Mr. Jefferson comes from the founding Fathers who believed in States rights and less Federal government. It does seem as confusing that as President he was responsible for the Louisiana Purchase, a rather Federalist move if I do say so myself.
Mr. Ellis' prose explains all these contradictions and in the end do we really know who Thomas Jefferson really was? In effect Ellis has shown us the very first true American Politician. Jefferson bends with the breeze. He can agree with a position on States rights in one context and go out and make the largest purchase of land in American history in another context.
While George Washington became our first Soldier Statesman and John Adams was our first American intellectual President, Thomas Jefferson really was our first Political President. In many respects he doesn't appear as he really is. Who is this man? Come to think of it does anybody really know Franklin D. Roosevelt? Franklin was the ultimate politician.
Hence Jefferson remains an enigma. Ellis has used his superb knowledge of this time of American history to explain the political and personal mind of Thomas Jefferson. Excellent read! Yes, Michiko Kakutani yours was a good review of a good book.



5 out of 5 stars The Elusive Jefferson   October 7, 2008
This book is a wonderful insight into the character of one our most esteemed "founding fathers." But Ellis presents him in a light that we seldom see him in. History is a strange thing, especially popular history. Unlike other areas of scholarship, every American has his/her own interpretation of who the so-called founders were. Ellis seeks to crack the halos and clip the wings to portray Jefferson for who he really was- or at least what all the available evidence best suggests.
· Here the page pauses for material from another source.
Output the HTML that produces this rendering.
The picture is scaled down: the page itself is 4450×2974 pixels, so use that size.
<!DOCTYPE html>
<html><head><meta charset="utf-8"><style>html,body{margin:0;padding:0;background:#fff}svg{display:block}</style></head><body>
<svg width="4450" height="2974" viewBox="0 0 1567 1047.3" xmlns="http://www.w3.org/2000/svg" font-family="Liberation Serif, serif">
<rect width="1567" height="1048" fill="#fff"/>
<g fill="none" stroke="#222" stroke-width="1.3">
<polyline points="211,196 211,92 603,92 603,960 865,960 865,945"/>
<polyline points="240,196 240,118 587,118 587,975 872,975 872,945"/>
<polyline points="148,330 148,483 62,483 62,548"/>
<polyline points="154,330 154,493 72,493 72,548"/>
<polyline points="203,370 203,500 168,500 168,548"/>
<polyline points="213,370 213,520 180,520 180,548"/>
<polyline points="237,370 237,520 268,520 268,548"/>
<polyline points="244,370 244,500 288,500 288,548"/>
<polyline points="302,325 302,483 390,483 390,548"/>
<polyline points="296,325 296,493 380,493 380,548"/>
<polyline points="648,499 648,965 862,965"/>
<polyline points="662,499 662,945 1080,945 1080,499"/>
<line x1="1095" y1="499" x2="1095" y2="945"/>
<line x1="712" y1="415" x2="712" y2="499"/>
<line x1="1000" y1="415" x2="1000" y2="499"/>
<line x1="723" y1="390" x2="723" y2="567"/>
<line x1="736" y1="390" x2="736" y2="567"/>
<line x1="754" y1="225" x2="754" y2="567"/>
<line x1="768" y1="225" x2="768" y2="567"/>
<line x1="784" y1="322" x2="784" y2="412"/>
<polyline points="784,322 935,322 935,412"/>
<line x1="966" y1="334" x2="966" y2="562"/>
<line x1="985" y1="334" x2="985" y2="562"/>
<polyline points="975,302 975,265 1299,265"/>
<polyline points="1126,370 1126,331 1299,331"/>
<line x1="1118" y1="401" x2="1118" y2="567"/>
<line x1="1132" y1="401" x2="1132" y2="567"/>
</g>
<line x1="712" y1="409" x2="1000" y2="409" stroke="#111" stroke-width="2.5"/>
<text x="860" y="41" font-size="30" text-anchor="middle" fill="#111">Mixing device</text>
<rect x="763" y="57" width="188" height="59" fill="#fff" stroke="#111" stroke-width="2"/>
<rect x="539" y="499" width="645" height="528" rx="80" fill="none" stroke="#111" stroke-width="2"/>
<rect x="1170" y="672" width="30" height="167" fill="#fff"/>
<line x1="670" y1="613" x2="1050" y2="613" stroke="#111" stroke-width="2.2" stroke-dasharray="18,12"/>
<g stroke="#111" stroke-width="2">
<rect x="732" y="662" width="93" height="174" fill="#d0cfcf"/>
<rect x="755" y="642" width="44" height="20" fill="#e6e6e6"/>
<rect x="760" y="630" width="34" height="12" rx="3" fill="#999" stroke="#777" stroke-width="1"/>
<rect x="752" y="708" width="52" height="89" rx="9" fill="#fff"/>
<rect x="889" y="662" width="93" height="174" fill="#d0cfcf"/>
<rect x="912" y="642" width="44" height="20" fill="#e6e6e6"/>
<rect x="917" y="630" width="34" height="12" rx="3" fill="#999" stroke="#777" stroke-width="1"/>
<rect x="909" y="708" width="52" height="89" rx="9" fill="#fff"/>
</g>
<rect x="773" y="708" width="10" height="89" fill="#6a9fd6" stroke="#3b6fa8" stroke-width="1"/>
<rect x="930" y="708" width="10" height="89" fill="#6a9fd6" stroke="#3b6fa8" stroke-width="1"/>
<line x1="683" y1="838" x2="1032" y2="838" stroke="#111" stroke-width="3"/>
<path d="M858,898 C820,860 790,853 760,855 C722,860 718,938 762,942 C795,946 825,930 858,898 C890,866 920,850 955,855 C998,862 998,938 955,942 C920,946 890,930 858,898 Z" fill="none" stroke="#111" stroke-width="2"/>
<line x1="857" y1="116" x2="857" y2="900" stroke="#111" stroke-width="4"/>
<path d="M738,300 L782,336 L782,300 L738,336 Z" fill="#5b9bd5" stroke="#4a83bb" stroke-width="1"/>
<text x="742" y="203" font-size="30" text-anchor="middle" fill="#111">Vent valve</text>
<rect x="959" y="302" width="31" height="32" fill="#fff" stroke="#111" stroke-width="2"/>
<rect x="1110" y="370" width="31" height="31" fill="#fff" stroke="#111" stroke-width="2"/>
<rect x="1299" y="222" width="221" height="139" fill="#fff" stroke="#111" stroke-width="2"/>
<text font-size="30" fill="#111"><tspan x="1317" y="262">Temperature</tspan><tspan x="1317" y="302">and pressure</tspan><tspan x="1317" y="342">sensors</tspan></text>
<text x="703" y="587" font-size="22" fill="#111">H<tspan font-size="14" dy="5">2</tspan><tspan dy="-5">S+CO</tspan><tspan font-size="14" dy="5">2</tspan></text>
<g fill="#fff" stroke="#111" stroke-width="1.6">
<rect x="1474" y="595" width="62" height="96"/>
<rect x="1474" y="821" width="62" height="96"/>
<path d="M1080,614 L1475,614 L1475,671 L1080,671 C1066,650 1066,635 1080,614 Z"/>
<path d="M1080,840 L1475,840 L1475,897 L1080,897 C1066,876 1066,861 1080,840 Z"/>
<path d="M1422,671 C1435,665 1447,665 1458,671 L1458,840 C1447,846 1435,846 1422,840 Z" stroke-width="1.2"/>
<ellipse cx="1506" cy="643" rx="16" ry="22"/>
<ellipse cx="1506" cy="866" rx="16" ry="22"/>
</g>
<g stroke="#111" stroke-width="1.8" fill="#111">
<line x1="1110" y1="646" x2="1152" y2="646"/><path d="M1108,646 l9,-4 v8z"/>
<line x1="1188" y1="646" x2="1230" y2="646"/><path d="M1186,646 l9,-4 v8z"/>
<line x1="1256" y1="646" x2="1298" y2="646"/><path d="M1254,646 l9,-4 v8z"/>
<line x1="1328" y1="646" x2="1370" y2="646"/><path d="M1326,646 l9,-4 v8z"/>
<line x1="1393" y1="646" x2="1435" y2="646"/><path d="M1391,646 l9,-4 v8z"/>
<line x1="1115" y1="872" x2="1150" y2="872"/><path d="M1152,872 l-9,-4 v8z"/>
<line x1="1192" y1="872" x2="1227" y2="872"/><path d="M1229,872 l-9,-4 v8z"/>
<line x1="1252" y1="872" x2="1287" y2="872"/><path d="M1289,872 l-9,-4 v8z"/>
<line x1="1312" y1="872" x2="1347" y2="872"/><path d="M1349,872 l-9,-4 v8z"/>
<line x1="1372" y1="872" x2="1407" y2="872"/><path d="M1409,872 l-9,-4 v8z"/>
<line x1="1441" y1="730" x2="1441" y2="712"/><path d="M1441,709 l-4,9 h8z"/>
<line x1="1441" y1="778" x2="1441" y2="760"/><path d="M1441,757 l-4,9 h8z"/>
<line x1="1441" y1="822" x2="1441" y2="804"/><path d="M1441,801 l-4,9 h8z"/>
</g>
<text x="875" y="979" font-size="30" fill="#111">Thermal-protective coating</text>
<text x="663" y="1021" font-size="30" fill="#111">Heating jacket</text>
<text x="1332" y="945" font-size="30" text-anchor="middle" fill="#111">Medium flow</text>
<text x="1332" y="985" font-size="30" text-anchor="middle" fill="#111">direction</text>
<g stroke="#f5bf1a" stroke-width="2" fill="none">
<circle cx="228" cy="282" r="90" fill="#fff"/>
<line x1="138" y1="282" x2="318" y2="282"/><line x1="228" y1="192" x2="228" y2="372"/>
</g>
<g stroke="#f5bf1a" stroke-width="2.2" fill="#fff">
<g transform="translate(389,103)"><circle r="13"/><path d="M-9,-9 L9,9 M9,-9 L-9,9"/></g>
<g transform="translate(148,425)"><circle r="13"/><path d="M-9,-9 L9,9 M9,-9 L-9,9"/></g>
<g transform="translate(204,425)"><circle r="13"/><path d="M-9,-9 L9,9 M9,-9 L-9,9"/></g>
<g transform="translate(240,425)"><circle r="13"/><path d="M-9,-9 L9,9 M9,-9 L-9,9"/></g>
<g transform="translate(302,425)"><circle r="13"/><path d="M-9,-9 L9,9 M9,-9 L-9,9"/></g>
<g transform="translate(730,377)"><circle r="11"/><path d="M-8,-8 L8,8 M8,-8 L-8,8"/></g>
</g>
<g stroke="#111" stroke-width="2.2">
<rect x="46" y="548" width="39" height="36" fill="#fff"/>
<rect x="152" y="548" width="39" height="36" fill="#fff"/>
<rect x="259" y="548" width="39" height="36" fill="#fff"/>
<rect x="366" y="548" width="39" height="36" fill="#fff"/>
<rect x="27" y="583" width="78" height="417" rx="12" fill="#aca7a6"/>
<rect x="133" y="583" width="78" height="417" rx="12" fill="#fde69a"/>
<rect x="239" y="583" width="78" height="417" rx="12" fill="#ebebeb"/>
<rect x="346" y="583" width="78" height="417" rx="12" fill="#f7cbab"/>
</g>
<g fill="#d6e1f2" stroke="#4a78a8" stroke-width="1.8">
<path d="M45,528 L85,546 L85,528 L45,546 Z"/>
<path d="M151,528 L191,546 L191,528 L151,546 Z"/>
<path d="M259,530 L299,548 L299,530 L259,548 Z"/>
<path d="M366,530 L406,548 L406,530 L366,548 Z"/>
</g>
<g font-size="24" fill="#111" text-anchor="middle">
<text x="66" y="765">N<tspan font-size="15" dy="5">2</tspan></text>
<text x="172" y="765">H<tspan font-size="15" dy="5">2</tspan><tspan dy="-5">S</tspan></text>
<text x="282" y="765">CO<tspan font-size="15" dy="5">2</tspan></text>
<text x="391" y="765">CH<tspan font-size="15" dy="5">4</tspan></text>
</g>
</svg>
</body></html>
1 out of 5 stars tabloid history   July 26, 2008
 3 out of 16 found this review helpful

Absolute claptrap from a morally bankrupt excuse of a human being who cannot find his niche in his pathetic underachieving life. He resorts to "tabloid" history, finding it makes up for his inability to do real research or be able to critically evaluate it. His personal ability to read into the heart and motivations of the founding fathers is ridiculous.
Save your money and buy a real book by a real historian. The more read you are on one of his "targets", the more you will find his writing vacant. He must have worked for the enquirer.



4 out of 5 stars Great book!   July 24, 2008
This book is quite pleasing, it is well argued and well written. If you like "juicy" biographies full of details and trivia you will be disappointed, nonetheless, it still has a wealth of biographical data that makes the book interesting and instructive. The main focus of the book is on Jefferson's achievements and legacy. The man (Jefferson) was an intellectual colossus and was never short on peculiar and original ideas; he remains an icon for all Americans that are wary of big government and all Americans that defend the sovereignty of the individual. I am glad I picked up this book as my starter on Jefferson.